1.1. The student self explains the line → Exit, with learning
1.2. The student use shallow strategies such as guessing etc. → Exit, no learning
1.3. The student’s self-explanation is incorrect and the tutor gives feedback → Start
2. The student generates the step (all two parts) via a shallow strategy such as guessing or copying it from a hint
2.1. The line is correct → Exit, with little learning
2.2. The line is incorrect and the tutor gives feedback → Start
3. The student generates the value by trying to apply geometry knowledge
3.1. The value is correct → some learning and move to path 4..
3.2. The line is incorrect and the tutor gives feedback → Start
4. The value was determined by the student and the student is to explain it by providing the justification.
4.1 The student self explains the line → Exit, with learning
4.2 The student use shallow strategies such as guessing etc. → Exit, with a bit of learning (via path 3.1)
4.2 The student’s self-explanation is incorrect and the tutor gives feedback → Start
5. The student asks for and receives a hint → Start
In the example-studying condition, students are first presented with completely worked out examples, then with faded examples. On the completely worked out examples, each example step displays the value and derivation, and prompts the student to provide the step’s justification. Hence, the students take path 1 or path 5 on every line. On the faded examples, students take path 1 or path 5 on each presented line and paths 2, 3, 4 or 5 on the “faded out” lines. In the control condition, the students work with the conventional tutoring system the whole time, so path 1 is never available.
There are only two “really good” exits from the learning event space (1.1 and 4.1). Exiting via 4.1 means that the student has provided the whole step including the justification, whereas exiting via 1.1 means that the student has provided only the justification of the step, so the two exits may elicit different amounts or types of learning. The path 4.2 is an exit with learning. However, it is sub-optimal because the steps was determined with a not fully developed, partial understanding. On the whole, this means that the experiment is manipulating learning types. Thus, it is partly a study of path effects.

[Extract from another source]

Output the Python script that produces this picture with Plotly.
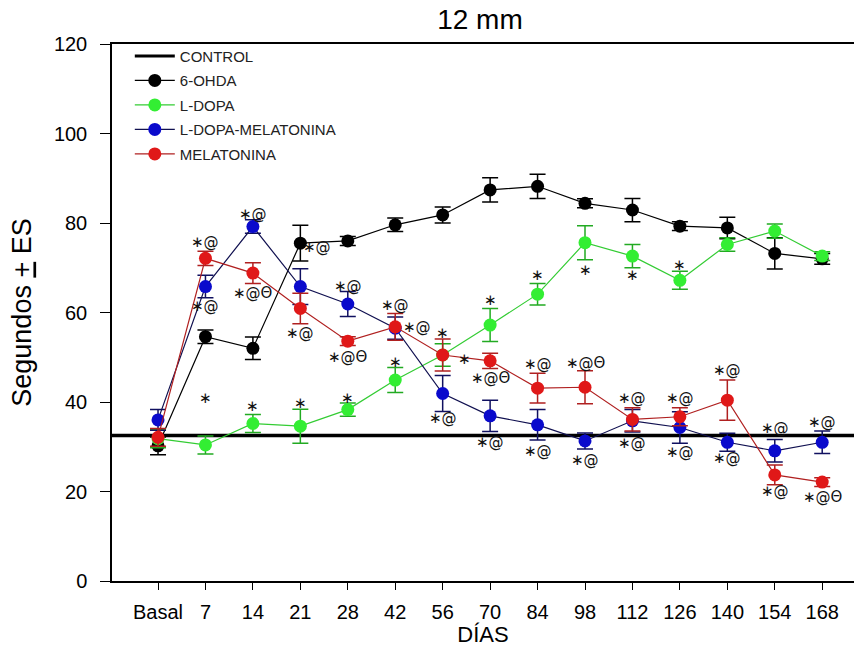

However, the experiment may also affect the frequency of good vs. poor exits, so it is also a study of path choices. Moreover, the students’ path choices interact with their mastery of geometry. If students are so unfamiliar with the appropriate knowledge that exit 4.1 via 3.1 is not feasible, even given the tutor’s hints, then students will probably exit via a poor path (2.1) or the suboptimal path (4.2) on faded steps but can choose to self-explain and exit via a good path (1.1) on the unfaded steps. Since only the example-fading condition has unfaded steps, this condition should cause more good exits and more learning than the problem solving condition. On the other hand, if the students have some familiarity with the appropriate knowledge, then the problem-solving could do just as well or even better than the example fading.
This path analysis also leads to the hypothesis that example-based learning needs less time. In the beginning of the unit, learners in the example condition go just through the path 1 and 5, whereas learners in the problem-solving condition can take long ways through the paths 2, 3, 4,and 5.